Er kan niet worden afgeweken als bedoeld in lid 1, indien de bouw- en gebruiksmogelijkheden van nabijgelegen percelen in onevenredige mate worden beperkt en/of indien ter plaatse aanwezige waarden op onevenredige wijze worden of kunnen worden aangetast.

Artikel 14 Algemene wijzigingsregels

14.1 Algemene wijzigingsbevoegdheid

Burgemeester en wethouders zijn, met toepassing van artikel 3.6 van de Wet ruimtelijke ordening, bevoegd het plan te wijzigen, met inachtneming van de volgende regels:

het in geringe mate, doch met niet meer dan 3 m afwijken van een bestemmingsgrens of van het profiel van een weg, voorzover dit noodzakelijk is om het plan aan de bij uitmeting blijkende werkelijke toestand van het terrein aan te passen;

14.2 Gasleiding

Burgemeester en wethouders zijn, met toepassing van artikel 3.6 van de Wet ruimtelijke ordening, bevoegd het plan te wijzigen ten behoeve van het verleggen van de in het plangebied aanwezige gasleiding.

Artikel 15 Overige regels

15.1 Verwijzing naar andere regelgeving

Indien en voor zover in deze regels wordt verwezen naar een wet, een algemene maatregel van bestuur, een verordening, een richtlijn of een andere (wettelijke) regeling, dan geldt deze wet, algemene maatregel van bestuur, verordening, richtlijn of andere (wettelijke) regeling zoals die luidt dan wel van kracht is op het moment van de tervisielegging van het ontwerp van dit plan.

15.2 Strafbaarstelling

Overtreding van het bepaalde in lid 9.5 wordt aangemerkt als een strafbaar feit in de zin van artikel 1a onder 2° van de Wet op de economische delicten.

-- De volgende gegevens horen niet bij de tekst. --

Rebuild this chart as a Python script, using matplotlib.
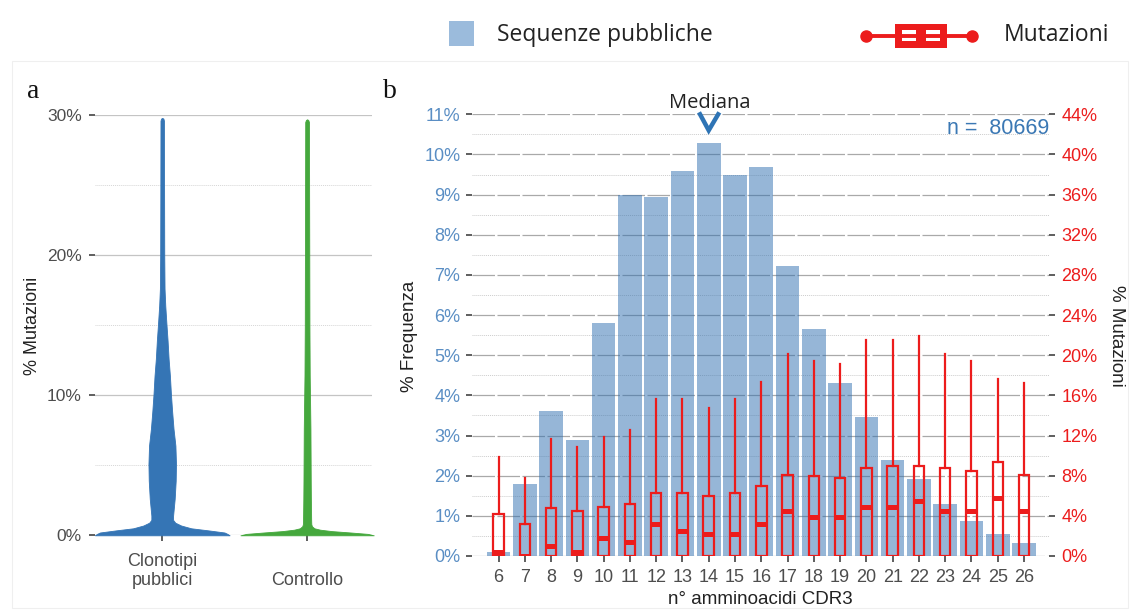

Hoofdstuk 4 Overgangs- en slotregels

Artikel 16 Overgangsrecht

16.1 Overgangsrecht bouwwerken
  • a. Een bouwwerk dat op het tijdstip van inwerkingtreding van het bestemmingsplan aanwezig of in uitvoering is, dan wel gebouwd kan worden krachtens een omgevingsvergunning voor het bouwen, en afwijkt van het plan, mag, mits deze afwijking naar aard en omvang niet wordt vergroot,
    • 1. gedeeltelijk worden vernieuwd of veranderd;
    • 2. na het teniet gaan ten gevolge van een calamiteit geheel worden vernieuwd of veranderd, mits de aanvraag van de omgevingsvergunning voor het bouwen wordt gedaan binnen twee jaar na de dag waarop het bouwwerk is teniet gegaan.
  • b. Het bevoegd gezag kan eenmalig in afwijking van lid 16.1 sub a een omgevingsvergunning verlenen voor het vergroten van de inhoud van een bouwwerk als bedoeld in het eerste lid met maximaal 10%.
  • c. Lid 16.1 sub a is niet van toepassing op bouwwerken die weliswaar bestaan op het tijdstip van inwerkingtreding van het plan, maar zijn gebouwd zonder vergunning en in strijd met het daarvoor geldende plan, daaronder begrepen de overgangsbepaling van dat plan.
16.2 Overgangsrecht gebruik
  • a. Het gebruik van grond en bouwwerken dat bestond op het tijdstip van inwerkingtreding van het bestemmingsplan en hiermee in strijd is, mag worden voortgezet.
  • b. Het is verboden het met het bestemmingsplan strijdige gebruik, bedoeld in lid 16.2 sub a, te veranderen of te laten veranderen in een ander met dat plan strijdig gebruik, tenzij door deze verandering de afwijking naar aard en omvang wordt verkleind.
  • c. Indien het gebruik, bedoeld in het lid 16.2 sub a, na het tijdstip van inwerkingtreding van het plan voor een periode langer dan een jaar wordt onderbroken, is het verboden dit gebruik daarna te hervatten of te laten hervatten.
  • d. Lid 16.2 sub a is niet van toepassing op het gebruik dat reeds in strijd was met het voorheen geldende bestemmingsplan, daaronder begrepen de overgangsbepalingen van dat plan.

Artikel 17 Slotregel

17.1 Citeertitel

Deze regels worden aangehaald als:

Regels van het bestemmingsplan Aansluiting A15/N3.